3. Değerler, sosyal bir boyuta sahiptirler. Yani değerler hem zihinsel (arzu ve eylem boyutunu belirten) hem de hissi- duygusal yönü belirten ifadelerdir.

Değerlerin sosyal denetleme sistemi olduğu söylenebilir. Bireyler yaşadıkları toplumun sosyal değerlerine toplumsal rollerini edindikçe uyma eğilimi gösterecektir. Her toplum olumlu nitelikler barındıran bireyler yetiştirmek ister. Ancak günümüzde bu hedefe ulaşmak gittikçe zorlaşmaktadır. Çünkü değerler hızlı ve sürekli bir değişim içindedir. Bu değişim olumlu yönde olabildiği gibi olumsuz yönde de olabilmektedir. Değişmeler özelikle çocuklar ve gençler üzerinde etkilidir. Bunun sonucu olarak da aile büyüklerinden ve toplumdan farklı değerlere sahip gençler yetişebilmektedir. Bu da geçmişten günümüze süregelen manevi bağların ve toplumsal yapının zayıflamasına sebebiyet verebilir. Değerlerin bir toplumun gelişip gelişmemesi ve kendi öz varlığını sürdürebilmesi bakımından önemi burada ortaya çıkmaktadır. Bu sebeple değer eğitimi eğitimin önemli bileşenlerindendir.

Değer Eğitimi; İnsana özgü olanakları, insanı insan yapan ve diğer canlılardan ayıran olanakları başka bir deyişle insana özgü bütün etkinlikleri insansal etkinlikler olarak amaçlarına uygun tarzda gerçekleştirebilecek duruma gelmelerine yardımcı olmaktır ( Ulusoy;Dilmaç, 2015, s.7).

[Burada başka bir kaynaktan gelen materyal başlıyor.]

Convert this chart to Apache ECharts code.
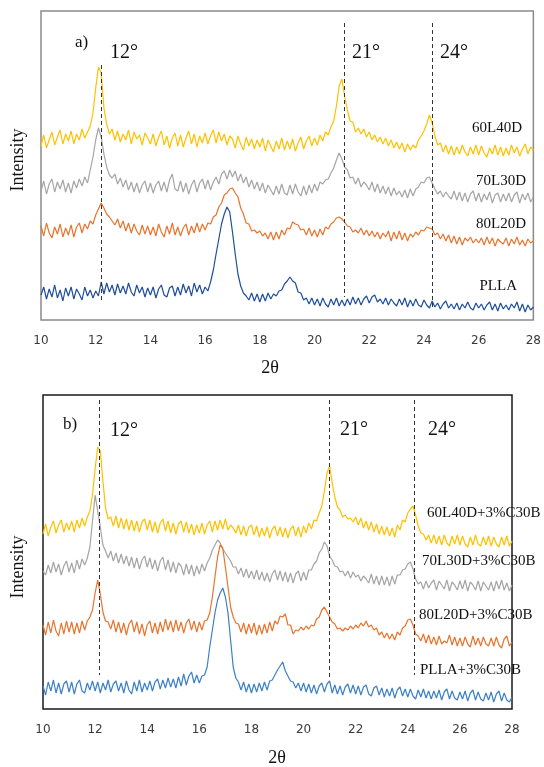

Değerde olduğu gibi değerler eğitimi kavramında da birey ve toplumun beklentileri öne çıkmaktadır. Bu kapsamda bireylerin tercihleri ile biçimlenecek olan toplumsal yaşamın makul/ istendik seviyelerde seyretmesini sağlayacak niteliklere vurgu yapan soyutlamaların genel ifadesi olan değerlerin, geleceğin hem sakinleri hem de inşacıları olarak görülen genç nesle kazandırılması önem kazanmaktadır. Değerler kendiliğinden kazanılmayacağı yani sonradan edinildiği için planlı, programlı faaliyetlere ihtiyaç vardır (Dilmaç ve Ekşi, 2007, s.14). Bu ihtiyaç değerlere öğretim programlarında ve derslerde ağırlık verilmesi gerektiğini göstermiş ve öğretim programları bu ihtiyaca göre düzenlenmiştir. Çünkü; toplumlar, kendi okulları aracılığıyla geleceklerinin teminatı olarak gördükleri çocuklarına belirli donanımı kazandırarak dün, bugün ve gelecek arasında sağlam bir bağ oluşturma amacını gütmektedirler. Aynı zamanda bu amacı okulun varlık sebepleri arasında gösterebiliriz ( Hoşgörür, 2007, s.133s).

Bu bağlamda 2005 CDÖP’te de değer eğitimi önemsenmiş ve “Programlarda evrensel kültüre öz kültürümüz ve değerlerimizden yola çıkarak katkıda bulunma ihtimalimiz

39

olduğu bilinir” ifadesine yer verilmiştir. Bu amaç değerlere coğrafya öğretiminde önem verildiğini ve öğrencilere bu değerlerin aktarılması gerektiğini ifade eder.